Script for parsing kanji data from the KANJIDIC2 project

Primary LanguagePython

Kanjidicparser

Kanjidicparser.py is a script for parsing data from the KANJIDIC project: http://www.edrdg.org/wiki/index.php/KANJIDIC_Project

The script exports a json file ("kanji_dict.json") containing a nested dictionary with data for all kanji entries in the KANJIDIC database.

Usage

Make sure kanjidic2.xml is downloaded from the KANJIDIC project site into the same directory as the script and run the script file.

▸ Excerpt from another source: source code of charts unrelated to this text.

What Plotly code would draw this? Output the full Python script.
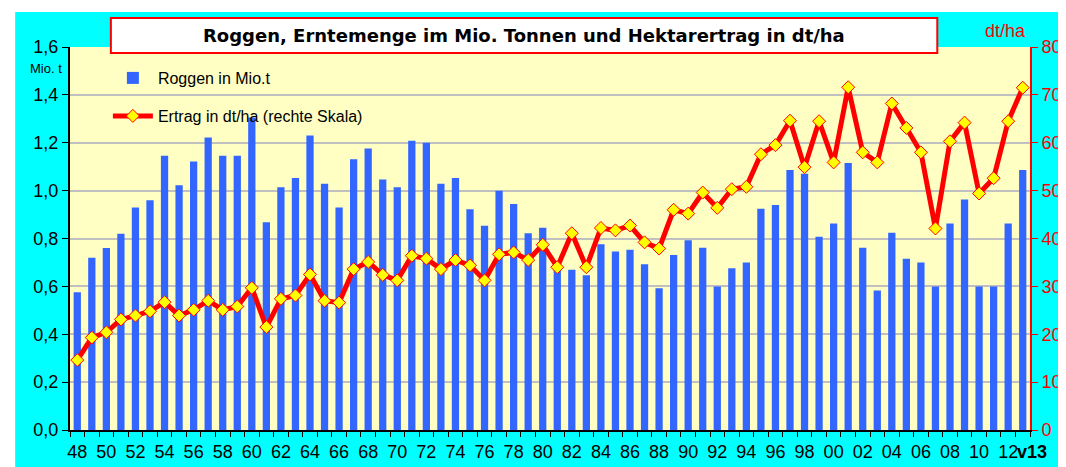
import plotly.graph_objects as go

years = list(range(1948, 2014))
roggen_mio_t = [0.575, 0.72, 0.76, 0.82, 0.93, 0.96, 1.146, 1.022, 1.122, 1.222,
                1.146, 1.146, 1.306, 0.868, 1.014, 1.053, 1.23, 1.029, 0.93, 1.131,
                1.176, 1.046, 1.014, 1.208, 1.2, 1.029, 1.053, 0.922, 0.853, 0.999,
                0.944, 0.822, 0.845, 0.675, 0.669, 0.646, 0.776, 0.746, 0.753, 0.692,
                0.592, 0.731, 0.793, 0.761, 0.6, 0.676, 0.7, 0.924, 0.94, 1.086,
                1.07, 0.807, 0.8625, 1.115, 0.761, 0.583, 0.824, 0.715, 0.7, 0.6,
                0.8625, 0.9625, 0.6, 0.6, 0.8625, 1.086]
ertrag_dt_ha = [14.6, 19.3, 20.4, 23.1, 23.9, 24.8, 26.7, 23.9, 25.1, 27.0,
                25.1, 25.8, 29.7, 21.5, 27.4, 28.1, 32.5, 27.0, 26.6, 33.6,
                35.1, 32.4, 31.25, 36.4, 35.8, 33.6, 35.5, 34.4, 31.25, 36.7,
                37.1, 35.5, 38.7, 34.0, 41.1, 34.0, 42.2, 41.7, 42.7, 39.2,
                37.9, 46.0, 45.2, 49.6, 46.4, 50.3, 50.8, 57.6, 59.5, 64.6,
                54.9, 64.5, 55.9, 71.6, 58.0, 55.9, 68.2, 63.1, 58.0, 42.1,
                60.3, 64.2, 49.4, 52.6, 64.5, 71.5]
last_label = "v13"

cats = [str(y) for y in years]
tick_text = [f"{y % 100:02d}" if (y % 2 == 0 and y != years[-1]) else "" for y in years]

W, H = 1066, 467
ML, MR, MT, MB = 62, 41, 39, 45
PW, PH = W - ML - MR, H - MT - MB

def px(x):
    return (x - ML) / PW

def py(y):
    return (H - MB - y) / PH

FONT = "Arial, Liberation Sans, sans-serif"

fig = go.Figure()
fig.add_trace(go.Bar(
    x=cats, y=roggen_mio_t, name="Roggen in Mio.t",
    marker=dict(color="#3366FF", line=dict(width=0)),
    showlegend=True, legend="legend", yaxis="y"))
fig.add_trace(go.Scatter(
    x=cats, y=ertrag_dt_ha, name="Ertrag in dt/ha (rechte Skala)",
    mode="lines+markers",
    line=dict(color="#FF0000", width=5),
    marker=dict(symbol="diamond", size=10, color="#FFFF00",
                line=dict(color="#FF0000", width=1)),
    showlegend=True, legend="legend2", yaxis="y2"))

# centre of the last category, in paper units (category axis from -0.5 to n-0.5)
last_x = (len(cats) - 0.5) / len(cats)

fig.update_layout(
    width=W, height=H,
    showlegend=True,
    margin=dict(l=ML, r=MR, t=MT, b=MB, pad=0),
    paper_bgcolor="#00FFFF",
    plot_bgcolor="#FFFFC4",
    separators=",.",
    bargap=0.5,
    font=dict(family=FONT, color="black", size=18),
    xaxis=dict(type="category", tickmode="array", tickvals=cats, ticktext=tick_text,
               range=[-0.5, len(cats) - 0.5], autorange=False,
               tickangle=0, ticklabelstandoff=4,
               tickson="boundaries", ticks="outside", ticklen=5, tickcolor="black",
               showline=True, linecolor="black", linewidth=2, showgrid=False,
               tickfont=dict(size=18, color="black", family=FONT)),
    yaxis=dict(range=[0, 1.6], tickmode="array",
               tickvals=[0, 0.2, 0.4, 0.6, 0.8, 1.0, 1.2, 1.4, 1.6],
               tickformat=".1f", ticks="outside", ticklen=6, tickcolor="black",
               showline=True, linecolor="black", linewidth=2,
               showgrid=True, gridcolor="#C0C0C0", gridwidth=2, zeroline=False,
               tickfont=dict(size=18, color="black", family=FONT)),
    yaxis2=dict(range=[0, 80], overlaying="y", side="right", tickmode="array",
                tickvals=[0, 10, 20, 30, 40, 50, 60, 70, 80],
                ticks="outside", ticklen=6, tickcolor="#FF0000",
                showline=True, linecolor="#FF0000", linewidth=2,
                showgrid=False, zeroline=False,
                tickfont=dict(size=18, color="#FF0000", family=FONT)),
    legend=dict(x=px(100), y=py(70), xanchor="left", yanchor="middle",
                itemwidth=40,
                bgcolor="rgba(0,0,0,0)", font=dict(size=16, color="black", family=FONT)),
    legend2=dict(x=px(100), y=py(108), xanchor="left", yanchor="middle",
                 itemwidth=40,
                 bgcolor="rgba(0,0,0,0)", font=dict(size=16, color="black", family=FONT)),
    shapes=[
        dict(type="rect", xref="paper", yref="paper",
             x0=px(103), x1=px(932), y0=py(45), y1=py(10),
             fillcolor="white", line=dict(color="#FF0000", width=2), layer="above"),
        dict(type="rect", xref="paper", yref="paper",
             x0=px(-5), x1=px(1070), y0=py(4), y1=py(-5),
             fillcolor="white", line=dict(width=0), layer="below"),
        dict(type="rect", xref="paper", yref="paper",
             x0=px(-5), x1=px(7), y0=py(470), y1=py(-5),
             fillcolor="white", line=dict(width=0), layer="below"),
    ],
    annotations=[
        dict(text="<b>Roggen, Erntemenge im Mio. Tonnen und Hektarertrag in dt/ha</b>",
             xref="paper", yref="paper", x=px(517), y=py(28), showarrow=False,
             xanchor="center", yanchor="middle",
             font=dict(family="DejaVu Sans, sans-serif", size=18, color="black")),
        dict(text="Mio. t", xref="paper", yref="paper", x=px(20), y=py(60),
             showarrow=False, xanchor="left", yanchor="middle",
             font=dict(family=FONT, size=13, color="black")),
        dict(text="dt/ha", xref="paper", yref="paper", x=px(1000), y=py(23),
             showarrow=False, xanchor="center", yanchor="middle",
             font=dict(family=FONT, size=18, color="#FF0000")),
        dict(text=f"<b>{last_label}</b>", xref="paper", yref="paper", x=last_x, y=py(444),
             xshift=9, showarrow=False, xanchor="center", yanchor="middle",
             font=dict(family=FONT, size=18, color="black")),
    ],
)

fig.write_html("out.html")
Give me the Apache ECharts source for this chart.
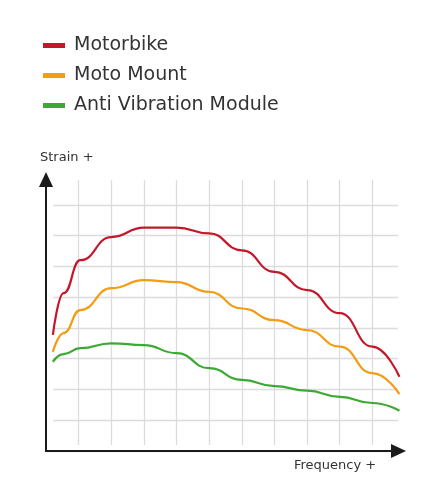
<!DOCTYPE html>
<html><head><meta charset="utf-8">
<script src="https://cdn.jsdelivr.net/npm/echarts@6/dist/echarts.min.js"></script>
<style>html,body{margin:0;background:#fff}#main{width:448px;height:501px}</style>
</head><body><div id="main"></div>
<script>
// values, x in grid columns, y in grid rows
var names = ['Motorbike', 'Moto Mount', 'Anti Vibration Module'];
var colors = ['#c3182b', '#f39c16', '#3da935'];
var xs = [0.21, 0.54, 1.05, 2, 3, 4, 5, 6, 7, 8, 9, 10, 10.83];
var motorbike = [3.77, 5.13, 6.2, 6.95, 7.26, 7.26, 7.07, 6.52, 5.82, 5.23, 4.48, 3.39, 2.41];
var motoMount = [3.22, 3.83, 4.58, 5.29, 5.55, 5.49, 5.17, 4.63, 4.25, 3.93, 3.39, 2.53, 1.85];
var antiVib = [2.9, 3.15, 3.34, 3.5, 3.44, 3.18, 2.69, 2.31, 2.11, 1.96, 1.76, 1.56, 1.31];

function pairs(arr){
    var out = [];
    for(var i = 0; i < xs.length; i++){ out.push([xs[i], arr[i]]); }
    return out;
}

var chart = echarts.init(document.getElementById('main'));
var series = [motorbike, motoMount, antiVib].map(function(d, i){
    return {
        name: names[i], type: 'line', data: pairs(d), smooth: 0.5, smoothMonotone: 'x',
        showSymbol: false, lineStyle: {width: 2.2, color: colors[i]}, itemStyle: {color: colors[i]}
    };
});
chart.setOption({
    animation: false,
    legend: {
        orient: 'vertical', left: 38, top: 31, itemGap: 11,
        icon: 'rect', itemWidth: 22, itemHeight: 5,
        textStyle: {fontSize: 19, color: '#333', fontFamily: 'DejaVu Sans', padding: [0, 0, 0, 4]},
        data: names
    },
    grid: {left: 46, top: 174, width: 359, height: 277},
    xAxis: {type: 'value', min: 0, max: 11, interval: 1,
        axisLine: {show: false}, axisTick: {show: false}, axisLabel: {show: false},
        splitLine: {lineStyle: {color: '#dcdcdc', width: 1.3}}},
    yAxis: {type: 'value', min: 0, max: 9, interval: 1,
        axisLine: {show: false}, axisTick: {show: false}, axisLabel: {show: false},
        splitLine: {lineStyle: {color: '#dcdcdc', width: 1.3}}},
    graphic: [
        // trim grid lines so they stop short of the axes
        {type: 'rect', shape: {x: 46, y: 170, width: 7, height: 282}, style: {fill: '#fff'}, z: 1},
        {type: 'rect', shape: {x: 398, y: 170, width: 12, height: 282}, style: {fill: '#fff'}, z: 1},
        {type: 'rect', shape: {x: 46, y: 170, width: 360, height: 10}, style: {fill: '#fff'}, z: 1},
        {type: 'rect', shape: {x: 46, y: 445, width: 360, height: 6}, style: {fill: '#fff'}, z: 1},
        {type: 'line', shape: {x1: 46, y1: 183, x2: 46, y2: 451}, style: {stroke: '#1a1a1a', lineWidth: 2}, z: 10},
        {type: 'line', shape: {x1: 45, y1: 451, x2: 394, y2: 451}, style: {stroke: '#1a1a1a', lineWidth: 2}, z: 10},
        {type: 'polygon', shape: {points: [[46, 172], [39, 187], [53, 187]]}, style: {fill: '#1a1a1a'}, z: 10},
        {type: 'polygon', shape: {points: [[406, 451], [391, 444], [391, 458]]}, style: {fill: '#1a1a1a'}, z: 10},
        {type: 'text', left: 40, top: 151, style: {text: 'Strain +', fontSize: 13, fill: '#333', fontFamily: 'DejaVu Sans'}, z: 10},
        {type: 'text', left: 294, top: 459, style: {text: 'Frequency +', fontSize: 13, fill: '#333', fontFamily: 'DejaVu Sans'}, z: 10}
    ],
    series: series
});
</script></body></html>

How to use kanji_dict.json

kanji_dict.json is a nested dictionary where each key is an individual kanji. Each kanji key links to another dictionary where kanji-specific information.

Example entry: 増

meanings: 'increase', 'add', 'augment', 'gain', 'promote'
onyomi: 'ゾウ'
kunyomi: 'ま.す', 'ま.し', 'ふ.える', 'ふ.やす'
nanori: 'まし', 'ます'
freq: '231'
jlpt: '2'

Accessing information: kanji_dict.json loaded into variable dict

dict["増"]["meanings"] returns the list ['increase', 'add', 'augment', 'gain', 'promote']

Notes regarding data fields

meanings - definitions in English

onyomi - readings closer to original Chinese readings, usually used for noun and compounds

kunyomi - Japanese readings

freq - frequency of occurrence

jlpt - JLPT level

License informtion

kanjidicparser.py is free to use and modify. Data from the KANJIDIC projects is subject to conditions found at http://www.edrdg.org/edrdg/licence.html.